Film franco-luxembourgo-taïwanais d’Abderrahmane Sissako (2023), avec Nina Melo, Han Chang, Wu Ke-xi, Michael Chang, Yu Pei-jen, Wei Huang, Emery Gahuranyi, Isabelle Kabano, Odo Marie, Franck Pycardhy, Cheikh Ahmed Kenkou… 1h50. Sortie le 28 février 2024.
Un exil exotique
Abderrahmane Sissako est un homme raisonnable qui ne filme que quand il en éprouve un véritable besoin. César 2015 du meilleur réalisateur pour Timbuktu, chronique impressionniste de l’impact du fondamentalisme religieux sur la vie quotidienne d’un village mauritanien, il revient neuf ans plus tard avec un film aux antipodes du précédent à tous les sens du terme. Entre-temps, il s’est associé avec le compositeur britannique Damon Albarn pour évoquer huit siècles d’histoire des Mandingues dans un opéra intitulé Le vol du boli (2020). Black Tea s’attache à l’exil d’une jeune Ivoirienne qui décide de dire non à l’homme qu’elle s’apprêtait à épouser et remet son avenir en question en émigrant à Canton où elle tombe amoureuse d’un négociant en thé plus âgé. Un sujet déroutant mais profondément romantique qui n’utilise son contexte géopolitique que comme une toile de fond accessoire.
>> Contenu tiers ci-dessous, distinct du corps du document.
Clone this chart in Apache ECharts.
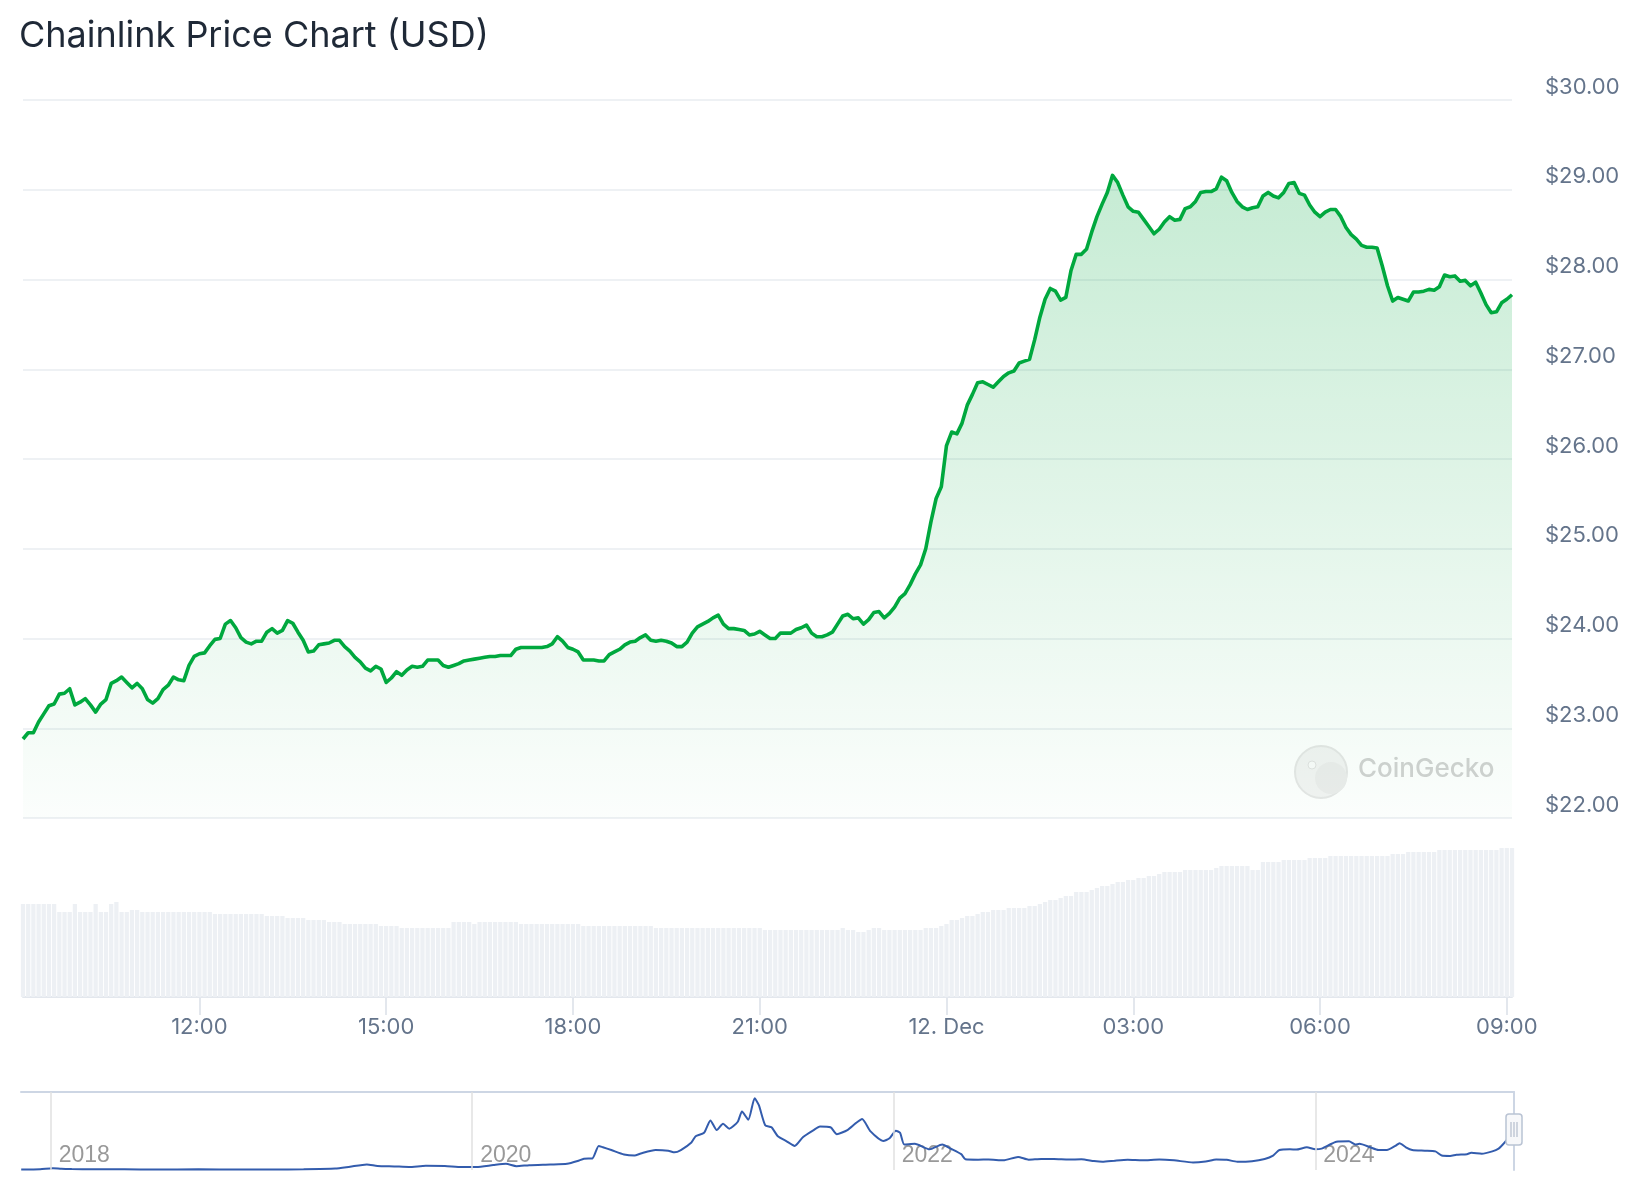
<!DOCTYPE html>
<html><head><meta charset="utf-8">
<script src="https://cdn.jsdelivr.net/npm/echarts@6.0.0/dist/echarts.min.js"></script>
<style>html,body{margin:0;padding:0;background:#fff}#c{width:1644px;height:1200px}</style>
</head><body><div id="c"></div>
<script>
// ---- data (5-minute samples from 11 Dec 09:10 to 12 Dec 09:05) ----
const seriesStart = { hour: 9, minute: 10 };
const stepMinutes = 5;
const priceValues = [
22.88,22.95,22.95,23.07,23.16,23.25,23.27,23.38,23.39,23.44,23.26,23.29,
23.33,23.26,23.18,23.27,23.32,23.50,23.53,23.57,23.51,23.45,23.50,23.44,
23.32,23.28,23.33,23.43,23.48,23.57,23.54,23.53,23.70,23.80,23.83,23.84,
23.92,23.99,24.00,24.16,24.20,24.12,24.01,23.96,23.94,23.97,23.97,24.07,
24.11,24.06,24.09,24.20,24.17,24.07,23.98,23.85,23.86,23.93,23.94,23.95,
23.98,23.98,23.91,23.86,23.79,23.74,23.67,23.64,23.69,23.66,23.51,23.56,
23.63,23.59,23.65,23.69,23.68,23.69,23.76,23.76,23.76,23.70,23.68,23.70,
23.72,23.75,23.76,23.77,23.78,23.79,23.80,23.80,23.81,23.81,23.81,23.88,
23.90,23.90,23.90,23.90,23.90,23.91,23.94,24.02,23.97,23.90,23.88,23.85,
23.76,23.76,23.76,23.75,23.75,23.82,23.85,23.88,23.93,23.96,23.97,24.01,
24.04,23.98,23.97,23.98,23.97,23.95,23.91,23.91,23.96,24.06,24.13,24.16,
24.19,24.23,24.26,24.16,24.11,24.11,24.10,24.09,24.04,24.05,24.08,24.04,
24.00,24.00,24.06,24.06,24.06,24.10,24.12,24.15,24.06,24.02,24.02,24.04,
24.07,24.16,24.25,24.27,24.22,24.23,24.16,24.21,24.29,24.30,24.23,24.28,
24.35,24.45,24.50,24.60,24.72,24.82,25.00,25.30,25.56,25.69,26.15,26.30,
26.28,26.40,26.60,26.72,26.85,26.86,26.83,26.80,26.86,26.92,26.96,26.98,
27.07,27.09,27.11,27.33,27.58,27.78,27.90,27.87,27.77,27.80,28.10,28.28,
28.28,28.34,28.53,28.70,28.84,28.97,29.16,29.08,28.94,28.81,28.76,28.75,
28.67,28.59,28.51,28.56,28.64,28.70,28.66,28.67,28.79,28.81,28.87,28.97,
28.98,28.98,29.01,29.14,29.10,28.97,28.87,28.81,28.78,28.80,28.81,28.93,
28.97,28.93,28.91,28.97,29.07,29.08,28.96,28.94,28.83,28.75,28.70,28.75,
28.78,28.78,28.70,28.58,28.50,28.45,28.38,28.36,28.36,28.35,28.15,27.93,
27.76,27.80,27.78,27.76,27.86,27.86,27.87,27.89,27.88,27.92,28.05,28.03,
28.04,27.98,27.99,27.93,27.97,27.85,27.72,27.63,27.64,27.74,27.78,27.83
];
// 24h volume (USD millions, estimated)
const volumeValues = [
930,930,930,930,930,930,930,850,850,850,930,850,
850,850,930,850,850,930,950,850,850,870,870,850,
850,850,850,850,850,850,850,850,850,850,850,850,
850,830,830,830,830,830,830,830,830,830,830,810,
810,810,810,790,790,790,790,770,770,770,770,750,
750,750,730,730,730,730,730,730,730,710,710,710,
710,690,690,690,690,690,690,690,690,690,690,750,
750,750,750,730,750,750,750,750,750,750,750,750,
730,730,730,730,730,730,730,730,730,730,730,730,
710,710,710,710,710,710,710,710,710,710,710,710,
710,710,690,690,690,690,690,690,690,690,690,690,
690,690,690,690,690,690,690,690,690,690,690,670,
670,670,670,670,670,670,670,670,670,670,670,670,
670,670,690,670,670,650,650,670,690,690,670,670,
670,670,670,670,670,670,690,690,690,710,730,770,
770,790,810,810,830,850,850,870,870,870,890,890,
890,890,910,910,930,950,970,970,990,1010,1010,1050,
1050,1050,1070,1090,1110,1110,1130,1150,1150,1170,1170,1190,
1190,1210,1210,1230,1250,1250,1250,1250,1270,1270,1270,1270,
1270,1270,1290,1310,1310,1310,1310,1310,1310,1270,1270,1350,
1350,1350,1350,1370,1370,1370,1370,1370,1390,1390,1390,1390,
1410,1410,1410,1410,1410,1410,1410,1410,1410,1410,1410,1410,
1430,1430,1430,1450,1450,1450,1450,1450,1450,1470,1470,1470,
1470,1470,1470,1470,1470,1470,1470,1470,1470,1490,1490,1490
];
const priceTicks = { min: 22, max: 30, step: 1 };
// navigator: full history (decimal year, USD)
const navYears = [2017.86,2017.95,2018.01,2018.05,2018.10,2018.20,2018.35,2018.50,2018.70,2018.90,
2019.05,2019.20,2019.35,2019.42,2019.50,2019.55,2019.63,2019.70,2019.78,2019.87,2019.95,
2020.02,2020.10,2020.16,2020.21,2020.27,2020.37,2020.45,2020.50,2020.53,2020.57,2020.60,2020.62,2020.66,2020.72,2020.77,2020.80,2020.87,2020.93,2020.96,2020.99,
2021.04,2021.06,2021.10,2021.13,2021.16,2021.19,2021.22,2021.26,2021.28,2021.31,2021.34,2021.36,2021.39,2021.42,2021.45,2021.49,2021.53,2021.57,2021.62,2021.65,2021.70,2021.73,2021.78,2021.82,2021.85,2021.89,2021.95,2021.98,
2022.01,2022.03,2022.05,2022.10,2022.17,2022.23,2022.27,2022.32,2022.34,2022.40,2022.45,2022.52,2022.59,2022.64,2022.70,2022.76,2022.83,2022.89,2022.95,2022.99,
2023.05,2023.11,2023.18,2023.26,2023.33,2023.42,2023.48,2023.53,2023.58,2023.63,2023.70,2023.76,2023.80,2023.83,2023.88,2023.91,2023.96,
2024.00,2024.03,2024.07,2024.10,2024.16,2024.19,2024.21,2024.26,2024.30,2024.34,2024.38,2024.40,2024.43,2024.46,2024.52,2024.57,2024.60,2024.64,2024.67,2024.72,2024.74,2024.79,2024.84,2024.87,2024.89,2024.91,2024.94];
const navPrices = [0.3,0.5,1.3,0.9,0.7,0.5,0.5,0.4,0.5,0.3,
0.4,0.5,1.0,2.4,4.0,2.9,2.6,2.2,3.0,2.9,2.2,
2.2,3.6,4.5,2.8,3.5,4.0,4.5,6.5,8.2,8.4,17.5,16.5,14.5,11.3,10.5,12.0,14.5,14.0,12.8,14.5,
20.0,24.5,27.0,36.0,29.0,33.5,30.0,35.0,42.5,36.5,52.0,47.0,32.5,31.0,24.5,21.0,17.5,24.0,29.0,31.5,31.0,26.0,29.0,34.0,37.0,28.0,21.0,23.0,
28.5,27.0,18.5,19.0,15.0,18.5,15.5,11.5,7.8,7.5,7.6,7.0,9.5,7.5,8.0,8.0,7.6,7.8,6.5,6.0,
6.8,7.4,7.0,7.6,7.0,5.5,6.2,7.6,7.4,6.0,6.4,8.0,10.5,14.5,15.0,14.8,16.5,
15.0,15.5,18.5,20.5,20.8,18.5,19.0,16.5,14.5,14.5,17.5,19.5,16.5,14.5,14.0,13.5,10.5,10.2,11.0,11.5,12.5,11.8,13.5,15.5,18.5,22.0,27.8];
const navRange = { min: 2017.859, max: 2024.943 };
const yearTicks = [2018, 2020, 2022, 2024];

// ---- build categories ----
const pad = n => (n < 10 ? '0' : '') + n;
const timeLabels = priceValues.map((_, i) => {
  const m = (seriesStart.hour * 60 + seriesStart.minute + i * stepMinutes) % 1440;
  return pad(Math.floor(m / 60)) + ':' + pad(m % 60);
});
const isTick = (idx, v) => v.endsWith(':00') && parseInt(v, 10) % 3 === 0;
const fmtTime = v => (v === '00:00' ? '12. Dec' : v);

const chart = echarts.init(document.getElementById('c'), null, { renderer: 'canvas' });
const labelColor = '#64748b';
chart.setOption({
  animation: false,
  backgroundColor: '#ffffff',
  title: {
    text: 'Chainlink Price Chart (USD)', left: 19, top: 14, padding: 0,
    textStyle: { fontFamily: 'Inter', fontSize: 36, fontWeight: 'normal', color: '#1f2937', lineHeight: 44 }
  },
  grid: [
    { left: 23, right: 132, top: 100, height: 718 },
    { left: 23, right: 132, top: 821, height: 176 },
    { left: 21, right: 130, top: 1092, height: 78 }
  ],
  xAxis: [
    { gridIndex: 0, type: 'category', data: timeLabels, boundaryGap: false, show: false },
    { gridIndex: 1, type: 'category', data: timeLabels, boundaryGap: false,
      axisLine: { show: true, onZero: false, lineStyle: { color: '#e3e7ed', width: 2 } },
      axisTick: { show: true, interval: isTick, length: 18, lineStyle: { color: '#e3e7ed', width: 2 } },
      axisLabel: { interval: isTick, formatter: fmtTime, color: labelColor, fontFamily: 'Inter', fontSize: 22, lineHeight: 22, margin: 19 },
      splitLine: { show: false } },
    { gridIndex: 2, type: 'value', min: navRange.min, max: navRange.max,
      axisLine: { show: false }, axisTick: { show: false }, splitLine: { show: false },
      axisLabel: { customValues: yearTicks, inside: true, formatter: v => String(Math.round(v)), align: 'left',
        padding: [0, 0, 0, 8], color: '#999999', fontFamily: 'Liberation Sans', fontSize: 23, margin: 3 } },
    { gridIndex: 2, type: 'value', position: 'top', min: navRange.min, max: navRange.max,
      axisLine: { show: true, onZero: false, lineStyle: { color: '#cdd6e4', width: 2 } },
      axisTick: { show: false }, axisLabel: { show: false }, splitLine: { show: false } }
  ],
  yAxis: [
    { gridIndex: 0, type: 'value', position: 'right', min: priceTicks.min, max: priceTicks.max, interval: priceTicks.step,
      axisLine: { show: false }, axisTick: { show: false },
      splitLine: { show: true, lineStyle: { color: '#e8ecf1', width: 1.5 } },
      axisLabel: { formatter: v => '$' + v.toFixed(2), color: labelColor, fontFamily: 'Inter', fontSize: 22,
        lineHeight: 22, margin: 33, align: 'left', verticalAlign: 'bottom', padding: [0, 0, 2, 0] } },
    { gridIndex: 1, type: 'value', min: 0, max: 1760, show: false },
    { gridIndex: 2, type: 'value', position: 'right', min: 0, max: 56.6,
      axisLine: { show: true, onZero: false, lineStyle: { color: '#cdd6e4', width: 2 } },
      axisTick: { show: false }, axisLabel: { show: false }, splitLine: { show: false } }
  ],
  series: [
    { type: 'bar', xAxisIndex: 1, yAxisIndex: 1, data: volumeValues, silent: true,
      barCategoryGap: '18%', itemStyle: { color: '#edf0f4' } },
    { type: 'line', xAxisIndex: 0, yAxisIndex: 0, data: priceValues, silent: true,
      showSymbol: false, symbol: 'none',
      lineStyle: { color: '#00a83e', width: 3.6, join: 'round' },
      areaStyle: { origin: 'start', color: new echarts.graphic.LinearGradient(0, 0, 0, 1, [
        { offset: 0, color: 'rgba(0,168,62,0.32)' }, { offset: 0.5, color: 'rgba(0,168,62,0.17)' },
        { offset: 1, color: 'rgba(0,168,62,0.02)' }]) },
      z: 3 },
    { type: 'line', xAxisIndex: 2, yAxisIndex: 2, data: navYears.map((y, i) => [y, navPrices[i]]), silent: true,
      showSymbol: false, symbol: 'none', smooth: 0.2,
      lineStyle: { color: '#335cad', width: 2 },
      markLine: { silent: true, symbol: ['none', 'none'], label: { show: false },
        lineStyle: { color: '#e0e0e0', width: 1.5, type: 'solid' },
        data: yearTicks.map(y => ({ xAxis: y })) } }
  ],
  graphic: [
    { type: 'circle', shape: { cx: 1321, cy: 772, r: 26 }, style: { fill: '#f3f3f3', stroke: '#e6e6e6', lineWidth: 2 }, z: 1, silent: true },
    { type: 'circle', shape: { cx: 1331, cy: 778, r: 16 }, style: { fill: '#ececec' }, z: 1, silent: true },
    { type: 'circle', shape: { cx: 1312, cy: 765, r: 4 }, style: { fill: '#fbfbfb', stroke: '#e2e2e2', lineWidth: 1 }, z: 1, silent: true },
    { type: 'text', left: 1358, top: 756, style: { text: 'CoinGecko', fill: '#d2d2d2', font: '500 26px Inter' }, z: 1, silent: true },
    { type: 'rect', shape: { x: 1506, y: 1114, width: 16, height: 31, r: 3 }, style: { fill: '#f7f8fa', stroke: '#b9c3d3', lineWidth: 1.5 }, z: 10, silent: true },
    { type: 'line', shape: { x1: 1511, y1: 1122, x2: 1511, y2: 1137 }, style: { stroke: '#a6b1c3', lineWidth: 1 }, z: 11, silent: true },
    { type: 'line', shape: { x1: 1514, y1: 1122, x2: 1514, y2: 1137 }, style: { stroke: '#a6b1c3', lineWidth: 1 }, z: 11, silent: true },
    { type: 'line', shape: { x1: 1517, y1: 1122, x2: 1517, y2: 1137 }, style: { stroke: '#a6b1c3', lineWidth: 1 }, z: 11, silent: true }
  ]
});
</script></body></html>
On y découvre la Chine sous un jour inédit, à travers une communauté en fait mal accueillie par les autochtones. Comme une sorte de terre ancestrale qui perpétue des traditions séculaires et où existe une diaspora africaine qui cultive ses traditions. Détail significatif, le film a été tourné à Taïwan et non en Chine populaire comme le souhaitait initialement le réalisateur qui y avait pourtant effectué plusieurs voyages préliminaires afin de juger de cette situation méconnue. La première surprise du film est de montrer cette contrée pour le moins controversée comme un pays de cocagne où le temps semble s’être arrêté et où le régime ne semble exercer aucune prise. Licence poétique ? En homme de bonne volonté, Sissako épouse le point de vue bienveillant de cette femme déracinée. Jusqu’au moment où le regard des autres devient un peu trop envahissant. Non seulement cet homme et cette femme affichent une grande différence d’âges, mais ils appartiennent à des ethnies étrangères qui font affleurer un racisme latent, l’homme n’ayant pas tout à fait réglé ses comptes avec son passé sentimental…
Un bonheur lointain
Sans être à proprement parler un film politique, Black Tea traite de la tolérance. C’est d’ailleurs le thème de prédilection d’Abderrahmane Sissako qui l’aborde cette fois dans un contexte un peu déconcertant dont on aurait pu imaginer qu’il en inverse le postulat. L’Afrique est en effet depuis quelques années un champ d’investigation où la Chine s’introduit de façon presque invisible : en achetant des espaces et en implantant des têtes de pont commerciales dont la population ne soupçonne pas toujours l’existence tant elle est discrète. Sissako a choisi de faire le voyage inverse, en abordant le déracinement d’un point de vue purement humain. Son film se situe en quelque sorte hors du temps et revient aux fondamentaux de l’amour. C’est une histoire simple et en même temps compliquée par tout ce qui sépare ses deux protagonistes. En fait, il faudra la dernière image pour qu’on comprenne le sens véritable de tout ce qui a précédé. Abderrahmane Sissako est comme ça : c’est un incorrigible rêveur qui s’obstine à toujours regarder en priorité la beauté du monde. Même quand il en dénonce les dysfonctionnements et leurs conséquences humaines. Alors quand il entreprend de nous parler d’amour, il ne fait rien comme tout le monde et part du principe au fond acceptable que les amoureux sont seuls au monde et que leur passion les rend insensibles à tout ce qui les entoure. Tel est le pari de ce film qu’il faut considérer comme un conte et qui raccorde avec le titre d’un autre opus de ce cinéaste dont la rareté fait le prix : En attendant le bonheur (2002). Quant à ses mystères, il faudrait sans doute plusieurs visions pour les dissiper et en détacher les différentes couches aglutinées les unes aux autres.